Bangsa Belanda di Hindia Belanda tidur dengan menggunakan guling sedangkan pada saat itu guling tidak dikenal di Negeri Belanda. Bangsa Belanda sangat gemar hidup bermewah - mewah. Hal itu dapat dilihat dari cara hidup mereka yang cenderung memiliki banyak pembantu / budak (bahkan tidak jarang yang jumlahnya mencapai 100 orang). Tiap budak memiliki tugas sendiri - sendiri seperti koki, tukang kebun, baby sitter, satpam, tukang cuci baju, tukang bersih bersih rumah, tukang membuang kotoran dari WC, dll. Ada pula pembantu wanita++ yang disebut juga dengan istilah Nyai (seperti Nyai Dasimah). Gaya hidup seperti ini tidak dikenal di Negeri Belanda (sekalipun bangsa Belanda di Negeri Belanda memiliki kekayaan yang sama dengan bangsa Belanda di Hindia Belanda). Di pagi hari bangsa Belanda di Hindia Belanda sarapan sambil dihibur oleh kelompok musik Tanjidor, sekitar pukul 10 pagi menikmati snack, pukul 12 siang makan siang, pukul 2 siang menikmati snack, sekitar pukul 4 sore berkuda / mengendarai kereta kuda berkeliling tanah kekuasaannya, pukul 7 malam makan malam. Semua dengan makanan yang super mewah dan lezat, pelayanan penuh, tanpa cela, menggiurkan bagi bangsa Eropa yang tinggal di Eropa.

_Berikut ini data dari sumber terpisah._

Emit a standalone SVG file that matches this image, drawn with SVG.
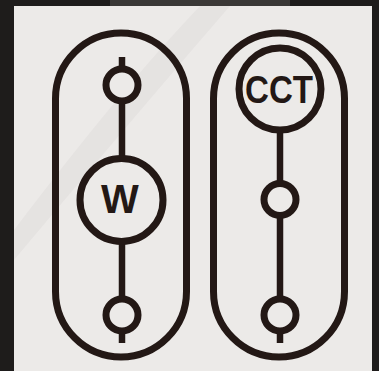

Perhatikanlah bentuk bangunan peninggalan Kolonial Belanda yang berada di daerah Jakarta Kota (seperti museum Sejarah Jakarta / Fatahillah, jembatan Kota Intan, Galangan kapal V.O.C, dll) dengan bangunan peninggalan Kolonial Belanda di luar daerah itu (rumah - rumah mewah yang belum dirombak di kawasan Menteng, bioskop Megaria, gedung P.L.N dekat Stasiun Gambir, Stasiun Beos, Gedung Arsip Nasional, Museum Tekstil, dll). Anda akan menemukan perbedaan yang cukup mencolok. Bangunan di daerah Jakarta Kota memiliki arsitektur yang sangat mirip dengan bangunan Belanda di Negeri Belanda (museum sejarah Jakarta memiliki arsitektur yang hampir sama persis dengan salah datu gedung di Belanda, Jembatan Kota Intan memiliki bentuk yang sangat mirip dengan jembatan di Amsterdam) sedangkan bangunan Belanda di daerah lain memiliki arsitektur unik yang tidak ada di negara manapun (termasuk Negeri Belanda) kecuali di Indonesia. Ini adalah bangunan dengan arsitektur Indies. Cirinya adalah memadukan berbagai elemen Timur dengan Elemen Barat, memiliki luas tanah yang sangat besar. Gedung Arsip Nasional misalnya, memiliki pintu dari kayu jati yang kokoh khas Belanda namun memiliki lubang angin di atas pintu yang dibuat dengan ukiran khas Jepara. Salah satu koleksi di Museum Sejarah Jakarta adalah tempat tidur / ranjang yang tidak memerlukan kasur karena dialasi dengan anyaman rotan yang membentuk lubang - lubang yang sekarang lazim ditemui pada senderan kursi rotan. Di Museum Sejarah Jakarta ada penyekat ruangan berbentuk elips yang memanjang dari atas ke bawah yang diukir dengan ukiran khas Jepara namun memiliki motif ukiran Cupid (dewa cinta Yunani).
Berbagai keterangan di atas menggambarkan budaya Indies yang pernah ada di bumi Hindia Belanda. Tidak hanya di kalangan orang Jawa dan Betawi, di kalangan orang Sunda juga ada budaya Indies yang berbeda dengan budaya Indies di kalangan orang Jawa dan Betawi.ppg.Setiap daerah di Indonesia memiliki ciri khas dalam budaya Indies yang berkembang.